Some people design robots that can assemble circuit boards or vacuum your floor. Gregory Fischer, PhD (above), professor of mechanical engineering and robotics engineering and director of WPI’s Automation and Interventional Medicine (AIM) Laboratory (aimlab.wpi.edu), has other things in mind: He wants his robots to take biopsies from cancer patients more accurately and efficiently, and perform brain surgery more safely and effectively.
And he is tantalizingly close to achieving both milestones.
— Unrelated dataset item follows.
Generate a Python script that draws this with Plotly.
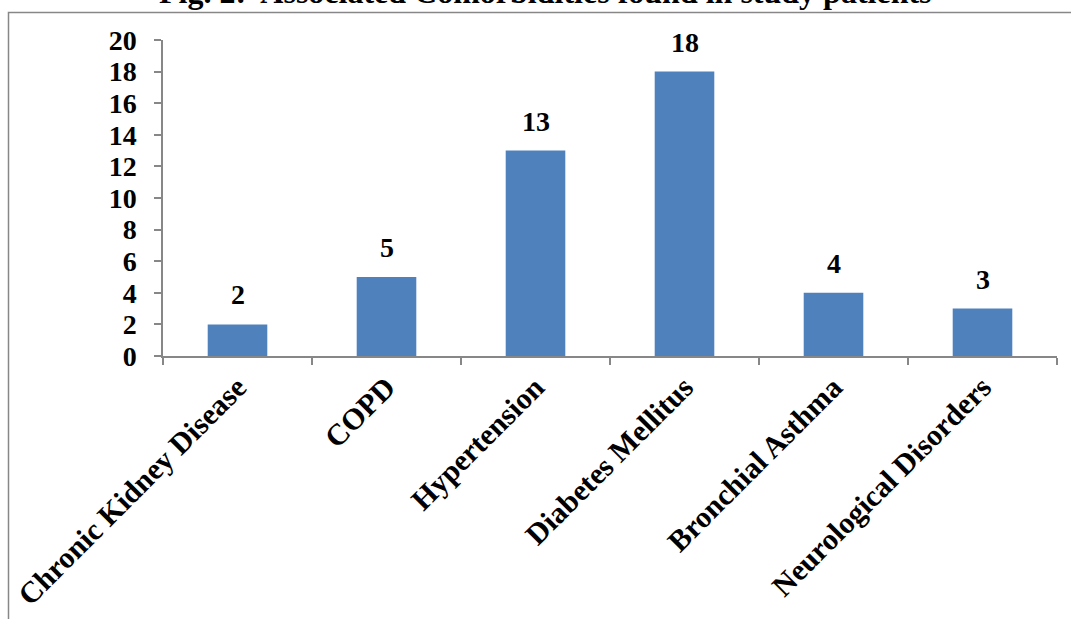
import plotly.graph_objects as go

# Comorbidity counts among study patients
categories = [
    "Chronic Kidney Disease",
    "COPD",
    "Hypertension",
    "Diabetes Mellitus",
    "Bronchial Asthma",
    "Neurological Disorders",
]
counts = [2, 5, 13, 18, 4, 3]
y_ticks = list(range(0, 21, 2))

title_text = "Fig. 2:  Associated Comorbidities found in study patients"

W, H = 1071, 619
L, R, T, B = 163, 14, 40, 263
plot_w = W - L - R
plot_h = H - T - B

def px_to_paper_x(px):
    return (px - L) / plot_w

def px_to_paper_y(py):
    return 1 - (py - T) / plot_h

serif = "Liberation Serif, Times New Roman, serif"
axis_grey = "#878787"

fig = go.Figure(
    go.Bar(
        x=categories,
        y=counts,
        marker=dict(color="#4F81BD", line=dict(width=0)),
        hoverinfo="x+y",
    )
)

# value labels above each bar
for cat, val in zip(categories, counts):
    fig.add_annotation(
        x=cat, y=val, text=str(val), showarrow=False,
        yanchor="bottom", yshift=12,
        font=dict(family=serif, size=28, color="black", weight="bold"),
    )

# figure caption sitting above the chart frame
fig.add_annotation(
    x=px_to_paper_x(545), y=px_to_paper_y(12), xref="paper", yref="paper",
    text=title_text, showarrow=False, xanchor="center", yanchor="bottom",
    font=dict(family=serif, size=32, color="black", weight="bold"),
)

# chart frame
fig.add_shape(
    type="rect", xref="paper", yref="paper",
    x0=px_to_paper_x(8.5), x1=px_to_paper_x(1100),
    y0=px_to_paper_y(700), y1=px_to_paper_y(12.5),
    line=dict(color=axis_grey, width=1.5), fillcolor="rgba(0,0,0,0)",
    layer="below",
)

fig.update_layout(
    width=W, height=H,
    margin=dict(l=L, r=R, t=T, b=B, pad=0),
    paper_bgcolor="white", plot_bgcolor="white",
    bargap=0.6, showlegend=False,
    xaxis=dict(
        type="category", automargin=False,
        showline=True, linecolor=axis_grey, linewidth=1.5,
        ticks="outside", tickson="boundaries", ticklen=7,
        tickcolor=axis_grey, tickwidth=1.5,
        tickangle=-45,
        tickfont=dict(family=serif, size=30, color="black", weight="bold"),
        showgrid=False, zeroline=False,
    ),
    yaxis=dict(
        range=[0, 20], tickvals=y_ticks, automargin=False,
        showline=True, linecolor=axis_grey, linewidth=1.5,
        ticks="outside", ticklen=7, tickcolor=axis_grey, tickwidth=1.5,
        ticklabelstandoff=12,
        tickfont=dict(family=serif, size=28, color="black", weight="bold"),
        showgrid=False, zeroline=False,
    ),
)

fig.write_html("out.html")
A Robotics Revolution in the AIM Lab
Fischer has made his mark by developing robots that can work inside MRI scanners, enabling surgeons to operate guided by real-time medical images. One robot, which he spent years developing in conjunction with colleagues at Johns Hopkins University, is in clinical trials at Brigham and Women’s Hospital (BWH) in Boston, where it is being used to help take biopsies from prostate cancer patients. (The trials are part of a program led by Clare Tempany, MD, a professor of radiology at Harvard Medical School and chair of research radiology at BWH, and supported by the National Institutes of Health’s National Center for Image Guided Therapy and with a Bioengineering Research Partnership grant from the National Cancer Institute.)
Another robot will blast brain tumors using high-powered, MRI-guided, robotically manipulated ultrasound. Now a fully functional prototype, that robot, supported by an NIH Academic-Industry Partnership grant and developed in collaboration with the University of Massachusetts Medical School, Albany Medical Center, and Acoustic MedSystems, could begin human trials in a few years.